--- THE TASK ---
Would you transcribe the whole listing exactly, minus its pictures?

--- SUPPLIED DATA ---
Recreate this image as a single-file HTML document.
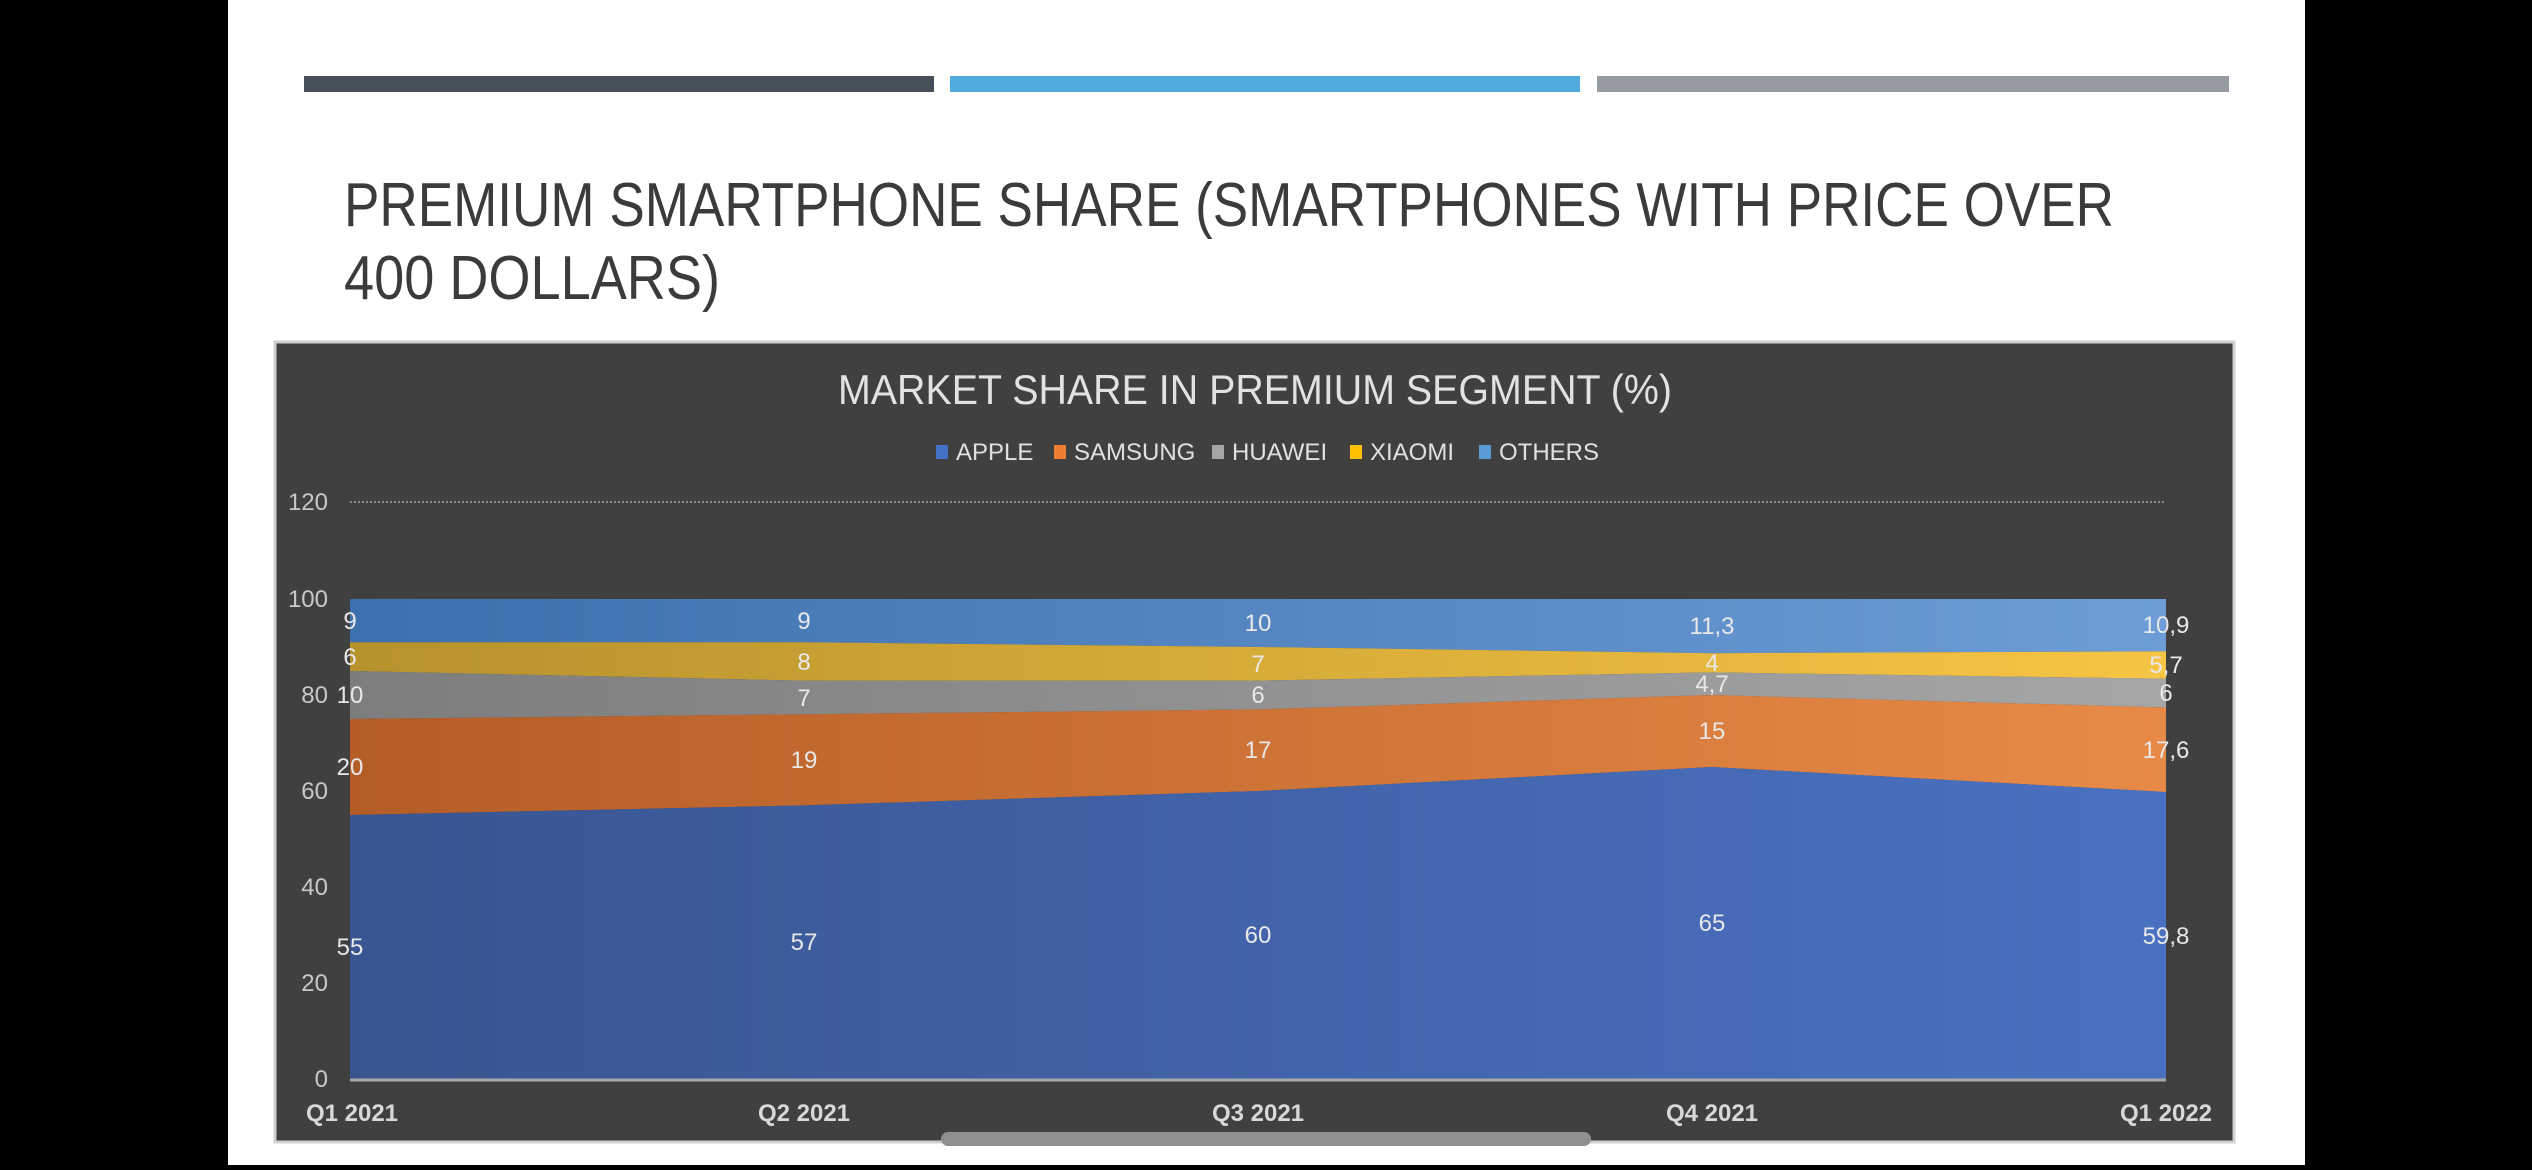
<!DOCTYPE html>
<html><head><meta charset="utf-8"><style>
html,body{margin:0;padding:0;background:#000;}
svg{display:block;}
</style></head><body>
<svg width="2532" height="1170" viewBox="0 0 2532 1170" xmlns="http://www.w3.org/2000/svg" font-family="Liberation Sans, sans-serif">
<defs>
<linearGradient id="ga" x1="0" x2="1"><stop offset="0" stop-color="#395591"/><stop offset="1" stop-color="#4a71c1"/></linearGradient>
<linearGradient id="gs" x1="0" x2="1"><stop offset="0" stop-color="#b45d27"/><stop offset="1" stop-color="#e88a47"/></linearGradient>
<linearGradient id="gh" x1="0" x2="1"><stop offset="0" stop-color="#7d7d7d"/><stop offset="1" stop-color="#a6a6a6"/></linearGradient>
<linearGradient id="gx" x1="0" x2="1"><stop offset="0" stop-color="#b6922d"/><stop offset="1" stop-color="#f7c544"/></linearGradient>
<linearGradient id="go" x1="0" x2="1"><stop offset="0" stop-color="#3c70ae"/><stop offset="1" stop-color="#6d9cd6"/></linearGradient>
</defs>
<rect x="0" y="0" width="2532" height="1170" fill="#000"/>
<rect x="228" y="0" width="2077" height="1165" fill="#fff"/>
<rect x="304" y="76" width="630" height="16" fill="#46505a"/>
<rect x="950" y="76" width="630" height="16" fill="#52a9dd"/>
<rect x="1597" y="76" width="632" height="16" fill="#969ba3"/>
<text x="344" y="226" font-size="62" fill="#3b3b3b" textLength="1770" lengthAdjust="spacingAndGlyphs">PREMIUM SMARTPHONE SHARE (SMARTPHONES WITH PRICE OVER</text>
<text x="344" y="299" font-size="62" fill="#3b3b3b" textLength="376" lengthAdjust="spacingAndGlyphs">400 DOLLARS)</text>
<rect x="275" y="342" width="1959" height="800" fill="#404040" stroke="#d0d0d0" stroke-width="3"/>
<text x="1255" y="404" font-size="42" fill="#e2e2e2" text-anchor="middle" textLength="834" lengthAdjust="spacingAndGlyphs">MARKET SHARE IN PREMIUM SEGMENT (%)</text>
<g font-size="24" fill="#e0e0e0">
<rect x="936" y="445" width="12" height="14" fill="#4472c4"/><text x="956" y="460">APPLE</text>
<rect x="1054" y="445" width="12" height="14" fill="#ed7d31"/><text x="1074" y="460">SAMSUNG</text>
<rect x="1212" y="445" width="12" height="14" fill="#a5a5a5"/><text x="1232" y="460">HUAWEI</text>
<rect x="1350" y="445" width="12" height="14" fill="#ffc000"/><text x="1370" y="460">XIAOMI</text>
<rect x="1479" y="445" width="12" height="14" fill="#5b9bd5"/><text x="1499" y="460">OTHERS</text>
</g>
<line x1="350" y1="502" x2="2166" y2="502" stroke="#8a8a8a" stroke-width="2" stroke-dasharray="2,2"/>
<polygon fill="url(#go)" points="350,599 2166,599 2166,651.3 1712,653.2 1258,647 804,642.2 350,642.2"/>
<polygon fill="url(#gx)" points="350,642.2 804,642.2 1258,647 1712,653.2 2166,651.3 2166,678.7 1712,672.4 1258,680.6 804,680.6 350,671"/>
<polygon fill="url(#gh)" points="350,671 804,680.6 1258,680.6 1712,672.4 2166,678.7 2166,707.5 1712,695 1258,709.4 804,714.2 350,719"/>
<polygon fill="url(#gs)" points="350,719 804,714.2 1258,709.4 1712,695 2166,707.5 2166,792 1712,767 1258,791 804,805.4 350,815"/>
<polygon fill="url(#ga)" points="350,815 804,805.4 1258,791 1712,767 2166,792 2166,1079 350,1079"/>
<line x1="350" y1="1080" x2="2166" y2="1080" stroke="#a8a8a8" stroke-width="3"/>
<g font-size="24" fill="#c8c8c8" text-anchor="end">
<text x="328" y="510">120</text><text x="328" y="607">100</text><text x="328" y="703">80</text>
<text x="328" y="799">60</text><text x="328" y="895">40</text><text x="328" y="991">20</text><text x="328" y="1087">0</text>
</g>
<g font-size="24" fill="#e8e8e8" text-anchor="middle">
<text x="350" y="629">9</text><text x="804" y="629">9</text><text x="1258" y="631">10</text><text x="1712" y="634">11,3</text><text x="2166" y="633">10,9</text>
<text x="350" y="665">6</text><text x="804" y="670">8</text><text x="1258" y="672">7</text><text x="1712" y="671">4</text><text x="2166" y="673">5,7</text>
<text x="350" y="703">10</text><text x="804" y="706">7</text><text x="1258" y="703">6</text><text x="1712" y="692">4,7</text><text x="2166" y="701">6</text>
<text x="350" y="775">20</text><text x="804" y="768">19</text><text x="1258" y="758">17</text><text x="1712" y="739">15</text><text x="2166" y="758">17,6</text>
<text x="350" y="955">55</text><text x="804" y="950">57</text><text x="1258" y="943">60</text><text x="1712" y="931">65</text><text x="2166" y="944">59,8</text>
</g>
<g font-size="24" font-weight="bold" fill="#d8d8d8" text-anchor="middle">
<text x="352" y="1121">Q1 2021</text><text x="804" y="1121">Q2 2021</text><text x="1258" y="1121">Q3 2021</text><text x="1712" y="1121">Q4 2021</text><text x="2166" y="1121">Q1 2022</text>
</g>
<rect x="941" y="1132" width="650" height="14" rx="7" fill="#8f8f8f"/>
</svg>
</body></html>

--- CORRECT RESPONSE ---
Recreate this image as a single-file HTML document.
<!DOCTYPE html>
<html><head><meta charset="utf-8"><style>
html,body{margin:0;padding:0;background:#000;}
svg{display:block;}
</style></head><body>
<svg width="2532" height="1170" viewBox="0 0 2532 1170" xmlns="http://www.w3.org/2000/svg" font-family="Liberation Sans, sans-serif">
<defs>
<linearGradient id="ga" x1="0" x2="1"><stop offset="0" stop-color="#395591"/><stop offset="1" stop-color="#4a71c1"/></linearGradient>
<linearGradient id="gs" x1="0" x2="1"><stop offset="0" stop-color="#b45d27"/><stop offset="1" stop-color="#e88a47"/></linearGradient>
<linearGradient id="gh" x1="0" x2="1"><stop offset="0" stop-color="#7d7d7d"/><stop offset="1" stop-color="#a6a6a6"/></linearGradient>
<linearGradient id="gx" x1="0" x2="1"><stop offset="0" stop-color="#b6922d"/><stop offset="1" stop-color="#f7c544"/></linearGradient>
<linearGradient id="go" x1="0" x2="1"><stop offset="0" stop-color="#3c70ae"/><stop offset="1" stop-color="#6d9cd6"/></linearGradient>
</defs>
<rect x="0" y="0" width="2532" height="1170" fill="#000"/>
<rect x="228" y="0" width="2077" height="1165" fill="#fff"/>
<rect x="304" y="76" width="630" height="16" fill="#46505a"/>
<rect x="950" y="76" width="630" height="16" fill="#52a9dd"/>
<rect x="1597" y="76" width="632" height="16" fill="#969ba3"/>
<text x="344" y="226" font-size="62" fill="#3b3b3b" textLength="1770" lengthAdjust="spacingAndGlyphs">PREMIUM SMARTPHONE SHARE (SMARTPHONES WITH PRICE OVER</text>
<text x="344" y="299" font-size="62" fill="#3b3b3b" textLength="376" lengthAdjust="spacingAndGlyphs">400 DOLLARS)</text>
<rect x="275" y="342" width="1959" height="800" fill="#404040" stroke="#d0d0d0" stroke-width="3"/>
<text x="1255" y="404" font-size="42" fill="#e2e2e2" text-anchor="middle" textLength="834" lengthAdjust="spacingAndGlyphs">MARKET SHARE IN PREMIUM SEGMENT (%)</text>
<g font-size="24" fill="#e0e0e0">
<rect x="936" y="445" width="12" height="14" fill="#4472c4"/><text x="956" y="460">APPLE</text>
<rect x="1054" y="445" width="12" height="14" fill="#ed7d31"/><text x="1074" y="460">SAMSUNG</text>
<rect x="1212" y="445" width="12" height="14" fill="#a5a5a5"/><text x="1232" y="460">HUAWEI</text>
<rect x="1350" y="445" width="12" height="14" fill="#ffc000"/><text x="1370" y="460">XIAOMI</text>
<rect x="1479" y="445" width="12" height="14" fill="#5b9bd5"/><text x="1499" y="460">OTHERS</text>
</g>
<line x1="350" y1="502" x2="2166" y2="502" stroke="#8a8a8a" stroke-width="2" stroke-dasharray="2,2"/>
<polygon fill="url(#go)" points="350,599 2166,599 2166,651.3 1712,653.2 1258,647 804,642.2 350,642.2"/>
<polygon fill="url(#gx)" points="350,642.2 804,642.2 1258,647 1712,653.2 2166,651.3 2166,678.7 1712,672.4 1258,680.6 804,680.6 350,671"/>
<polygon fill="url(#gh)" points="350,671 804,680.6 1258,680.6 1712,672.4 2166,678.7 2166,707.5 1712,695 1258,709.4 804,714.2 350,719"/>
<polygon fill="url(#gs)" points="350,719 804,714.2 1258,709.4 1712,695 2166,707.5 2166,792 1712,767 1258,791 804,805.4 350,815"/>
<polygon fill="url(#ga)" points="350,815 804,805.4 1258,791 1712,767 2166,792 2166,1079 350,1079"/>
<line x1="350" y1="1080" x2="2166" y2="1080" stroke="#a8a8a8" stroke-width="3"/>
<g font-size="24" fill="#c8c8c8" text-anchor="end">
<text x="328" y="510">120</text><text x="328" y="607">100</text><text x="328" y="703">80</text>
<text x="328" y="799">60</text><text x="328" y="895">40</text><text x="328" y="991">20</text><text x="328" y="1087">0</text>
</g>
<g font-size="24" fill="#e8e8e8" text-anchor="middle">
<text x="350" y="629">9</text><text x="804" y="629">9</text><text x="1258" y="631">10</text><text x="1712" y="634">11,3</text><text x="2166" y="633">10,9</text>
<text x="350" y="665">6</text><text x="804" y="670">8</text><text x="1258" y="672">7</text><text x="1712" y="671">4</text><text x="2166" y="673">5,7</text>
<text x="350" y="703">10</text><text x="804" y="706">7</text><text x="1258" y="703">6</text><text x="1712" y="692">4,7</text><text x="2166" y="701">6</text>
<text x="350" y="775">20</text><text x="804" y="768">19</text><text x="1258" y="758">17</text><text x="1712" y="739">15</text><text x="2166" y="758">17,6</text>
<text x="350" y="955">55</text><text x="804" y="950">57</text><text x="1258" y="943">60</text><text x="1712" y="931">65</text><text x="2166" y="944">59,8</text>
</g>
<g font-size="24" font-weight="bold" fill="#d8d8d8" text-anchor="middle">
<text x="352" y="1121">Q1 2021</text><text x="804" y="1121">Q2 2021</text><text x="1258" y="1121">Q3 2021</text><text x="1712" y="1121">Q4 2021</text><text x="2166" y="1121">Q1 2022</text>
</g>
<rect x="941" y="1132" width="650" height="14" rx="7" fill="#8f8f8f"/>
</svg>
</body></html>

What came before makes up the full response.